→ **TASK PROMPT**: Copy verbatim the material from its first line to the line that holds "const FONT = 'Liberation", including that line.

-*-*-

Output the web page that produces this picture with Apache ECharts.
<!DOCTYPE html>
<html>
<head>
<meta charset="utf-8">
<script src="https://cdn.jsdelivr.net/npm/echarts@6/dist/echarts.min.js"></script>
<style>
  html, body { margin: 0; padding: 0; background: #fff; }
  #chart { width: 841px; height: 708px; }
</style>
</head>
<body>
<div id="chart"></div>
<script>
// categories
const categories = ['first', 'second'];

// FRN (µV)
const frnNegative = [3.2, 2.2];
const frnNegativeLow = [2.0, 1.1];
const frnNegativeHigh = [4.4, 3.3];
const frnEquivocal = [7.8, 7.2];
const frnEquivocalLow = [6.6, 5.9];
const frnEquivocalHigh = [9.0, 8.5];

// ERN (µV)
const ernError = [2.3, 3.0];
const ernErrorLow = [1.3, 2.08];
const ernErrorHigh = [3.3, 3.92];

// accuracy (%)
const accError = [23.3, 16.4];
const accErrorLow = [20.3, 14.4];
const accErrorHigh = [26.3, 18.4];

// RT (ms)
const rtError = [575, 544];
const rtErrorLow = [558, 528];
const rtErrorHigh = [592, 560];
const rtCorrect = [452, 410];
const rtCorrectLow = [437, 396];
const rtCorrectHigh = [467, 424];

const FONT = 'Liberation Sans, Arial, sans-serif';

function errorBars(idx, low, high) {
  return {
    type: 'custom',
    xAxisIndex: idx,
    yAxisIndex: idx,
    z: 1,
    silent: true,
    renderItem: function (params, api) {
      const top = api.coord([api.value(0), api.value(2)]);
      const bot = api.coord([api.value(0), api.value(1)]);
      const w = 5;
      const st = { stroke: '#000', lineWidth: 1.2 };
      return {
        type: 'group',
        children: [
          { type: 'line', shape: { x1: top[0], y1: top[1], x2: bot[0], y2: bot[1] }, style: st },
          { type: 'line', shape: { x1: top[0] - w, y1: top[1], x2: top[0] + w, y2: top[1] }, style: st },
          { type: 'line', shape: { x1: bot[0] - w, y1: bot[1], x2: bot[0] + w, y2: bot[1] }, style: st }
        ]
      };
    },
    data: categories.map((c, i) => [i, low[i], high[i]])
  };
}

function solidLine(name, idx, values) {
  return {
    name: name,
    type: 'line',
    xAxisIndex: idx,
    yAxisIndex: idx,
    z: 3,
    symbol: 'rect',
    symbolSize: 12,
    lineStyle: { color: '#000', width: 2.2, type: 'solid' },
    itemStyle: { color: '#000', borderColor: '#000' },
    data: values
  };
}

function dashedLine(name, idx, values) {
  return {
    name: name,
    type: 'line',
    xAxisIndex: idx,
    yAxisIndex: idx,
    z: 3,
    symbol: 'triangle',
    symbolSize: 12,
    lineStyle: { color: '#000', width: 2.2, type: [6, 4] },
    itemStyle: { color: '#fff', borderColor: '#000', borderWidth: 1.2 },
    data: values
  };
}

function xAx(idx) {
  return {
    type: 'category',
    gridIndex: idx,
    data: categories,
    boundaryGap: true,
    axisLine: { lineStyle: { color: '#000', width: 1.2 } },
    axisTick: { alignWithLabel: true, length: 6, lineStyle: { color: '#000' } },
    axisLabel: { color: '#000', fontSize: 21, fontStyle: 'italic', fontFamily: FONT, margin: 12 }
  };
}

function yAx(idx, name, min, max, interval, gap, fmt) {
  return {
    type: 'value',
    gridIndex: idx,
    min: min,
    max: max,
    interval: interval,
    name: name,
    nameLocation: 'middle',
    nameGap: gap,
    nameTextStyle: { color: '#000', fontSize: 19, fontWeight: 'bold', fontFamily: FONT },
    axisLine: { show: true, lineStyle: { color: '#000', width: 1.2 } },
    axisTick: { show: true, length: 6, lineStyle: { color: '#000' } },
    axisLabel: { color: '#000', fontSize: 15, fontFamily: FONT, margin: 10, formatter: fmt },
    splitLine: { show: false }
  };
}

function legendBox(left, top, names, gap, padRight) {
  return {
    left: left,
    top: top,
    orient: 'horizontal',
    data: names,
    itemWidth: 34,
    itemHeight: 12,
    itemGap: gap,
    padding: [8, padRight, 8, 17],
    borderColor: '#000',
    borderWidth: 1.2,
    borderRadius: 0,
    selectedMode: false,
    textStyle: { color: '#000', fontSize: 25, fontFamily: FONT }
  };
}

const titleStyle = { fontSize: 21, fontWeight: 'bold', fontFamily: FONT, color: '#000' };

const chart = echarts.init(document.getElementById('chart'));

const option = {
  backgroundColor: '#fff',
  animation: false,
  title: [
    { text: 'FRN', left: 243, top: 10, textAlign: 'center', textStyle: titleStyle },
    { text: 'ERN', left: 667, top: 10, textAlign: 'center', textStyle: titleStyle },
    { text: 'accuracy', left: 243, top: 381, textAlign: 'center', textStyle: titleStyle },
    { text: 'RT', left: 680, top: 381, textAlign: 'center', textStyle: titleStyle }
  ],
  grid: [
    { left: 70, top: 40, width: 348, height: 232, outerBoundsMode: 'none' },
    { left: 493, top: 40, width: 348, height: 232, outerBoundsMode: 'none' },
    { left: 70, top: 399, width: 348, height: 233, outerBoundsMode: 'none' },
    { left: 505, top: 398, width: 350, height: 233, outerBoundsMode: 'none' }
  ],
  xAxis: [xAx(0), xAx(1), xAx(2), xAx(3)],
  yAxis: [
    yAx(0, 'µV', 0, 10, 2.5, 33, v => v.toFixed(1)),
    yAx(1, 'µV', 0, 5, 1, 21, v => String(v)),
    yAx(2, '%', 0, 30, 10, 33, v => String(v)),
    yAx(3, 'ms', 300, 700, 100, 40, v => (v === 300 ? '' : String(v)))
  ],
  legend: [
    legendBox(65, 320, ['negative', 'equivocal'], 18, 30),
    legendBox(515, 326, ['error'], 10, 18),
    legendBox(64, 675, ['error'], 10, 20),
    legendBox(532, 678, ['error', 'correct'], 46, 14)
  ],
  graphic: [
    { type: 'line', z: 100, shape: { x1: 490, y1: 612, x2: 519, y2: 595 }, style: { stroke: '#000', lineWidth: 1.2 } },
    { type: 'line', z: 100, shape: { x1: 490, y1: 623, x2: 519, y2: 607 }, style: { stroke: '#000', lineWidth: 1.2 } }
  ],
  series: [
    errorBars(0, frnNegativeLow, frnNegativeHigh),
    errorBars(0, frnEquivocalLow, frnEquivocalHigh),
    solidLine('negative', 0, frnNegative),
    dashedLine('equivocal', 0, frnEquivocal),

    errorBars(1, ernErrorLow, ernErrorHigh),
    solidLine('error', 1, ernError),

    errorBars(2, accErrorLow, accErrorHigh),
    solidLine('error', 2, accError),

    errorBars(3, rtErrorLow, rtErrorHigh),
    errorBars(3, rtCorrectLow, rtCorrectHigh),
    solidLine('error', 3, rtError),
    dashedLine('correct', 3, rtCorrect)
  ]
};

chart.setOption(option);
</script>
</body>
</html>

-*-*-

→ **WRITTEN SOLUTION**:
Output the web page that produces this picture with Apache ECharts.
<!DOCTYPE html>
<html>
<head>
<meta charset="utf-8">
<script src="https://cdn.jsdelivr.net/npm/echarts@6/dist/echarts.min.js"></script>
<style>
  html, body { margin: 0; padding: 0; background: #fff; }
  #chart { width: 841px; height: 708px; }
</style>
</head>
<body>
<div id="chart"></div>
<script>
// categories
const categories = ['first', 'second'];

// FRN (µV)
const frnNegative = [3.2, 2.2];
const frnNegativeLow = [2.0, 1.1];
const frnNegativeHigh = [4.4, 3.3];
const frnEquivocal = [7.8, 7.2];
const frnEquivocalLow = [6.6, 5.9];
const frnEquivocalHigh = [9.0, 8.5];

// ERN (µV)
const ernError = [2.3, 3.0];
const ernErrorLow = [1.3, 2.08];
const ernErrorHigh = [3.3, 3.92];

// accuracy (%)
const accError = [23.3, 16.4];
const accErrorLow = [20.3, 14.4];
const accErrorHigh = [26.3, 18.4];

// RT (ms)
const rtError = [575, 544];
const rtErrorLow = [558, 528];
const rtErrorHigh = [592, 560];
const rtCorrect = [452, 410];
const rtCorrectLow = [437, 396];
const rtCorrectHigh = [467, 424];

const FONT = 'Liberation Sans, Arial, sans-serif';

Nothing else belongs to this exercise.